VENICE, Fla. -- City council members in Venice discussed the future of the old circus grounds Monday. After the city asked for ideas, three of them came forward -- all with a circus theme.
Those ideas included keeping the trapeze school, using what's left of the arena for concerts and events, and the last a circus themed miniature golf course.
John Mischel has a plan for a part of the old property, which is located between U.S. 41 and the airport. He envisions a 36-hole mini golf course with a circus theme. "At each hole we are going to have a plaque that describes some part of the circus, and the history in the area and connects to Venice."
It wasn't exactly what some city leaders, like Mayor John Holic, expected when they asked anyone to come forth with plans. “It was a surprise.
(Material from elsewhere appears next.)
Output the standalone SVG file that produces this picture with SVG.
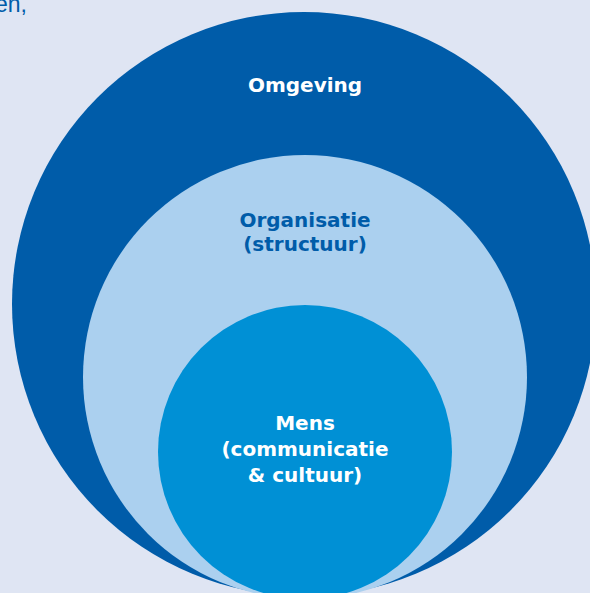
<svg xmlns="http://www.w3.org/2000/svg" width="590" height="593" viewBox="0 0 590 593">
<style>
.lbl{font-family:"DejaVu Sans","Liberation Sans",sans-serif;font-weight:bold;font-size:20px;text-anchor:middle}
.w{fill:#ffffff}
.b{fill:#005ca9}
</style>
<rect x="0" y="0" width="590" height="593" fill="#dfe5f3"/>
<text x="-5" y="12" font-family="Liberation Sans, sans-serif" font-size="23" fill="#005ca9">en,</text>
<g id="omgeving">
<circle cx="304" cy="304" r="292" fill="#005ca9"/>
<text class="lbl w" x="305" y="92">Omgeving</text>
</g>
<g id="organisatie">
<circle cx="305" cy="377" r="222" fill="#abd0ef"/>
<text class="lbl b" x="305" y="227">Organisatie</text>
<text class="lbl b" x="305" y="251">(structuur)</text>
</g>
<g id="mens">
<circle cx="305" cy="452" r="147" fill="#0090d5"/>
<text class="lbl w" x="305" y="430">Mens</text>
<text class="lbl w" x="305" y="456">(communicatie</text>
<text class="lbl w" x="305" y="482">&amp; cultuur)</text>
</g>
<g id="connectors"/>
</svg>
A nice surprise, because I like miniature golf, but I don't think we want the property to be used for just something I would like. It has to be good for the city," says Holic.
A second plan came from former circus performer Tito Gaona to keep his trapeze school at the site.
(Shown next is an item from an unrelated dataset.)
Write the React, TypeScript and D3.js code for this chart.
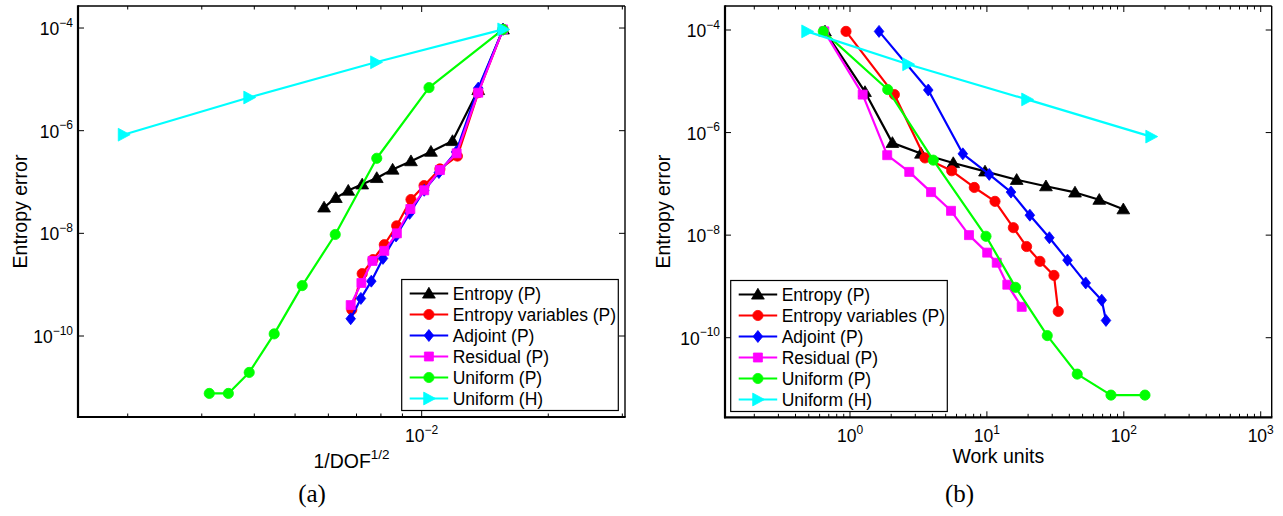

A third proposal was submitted by the group working to save what's left of the old winter quarters of the Ringling Circus. The Venice Circus Art Foundation wants to put on a roof on what remains of the structure and use it as a place for large events.
Holic says the city was expecting more. “Maybe our communication wasn't adequate to get interest back from people. Or perhaps the FAA has higher aspirations for that land then it's really worth."
The three groups which did come forward with plans say it's not an either/or situation, and all three can coexist. "He brings in people here for the trapeze school, we are going to have families over here hopefully participating together," says Mischel.
Holic says just because they are the only ones who came forward does not mean the city has to select them to lease the land. He says it's an important decision for the city. “We want, when people come over the south bridge onto the island, to say wow. This is a nice place and I really want to visit."
And it’s perhaps the last chance to keep some form of the area’s circus history alive. "The first thing would be to refurbish the Gunther Gebel-Williams building."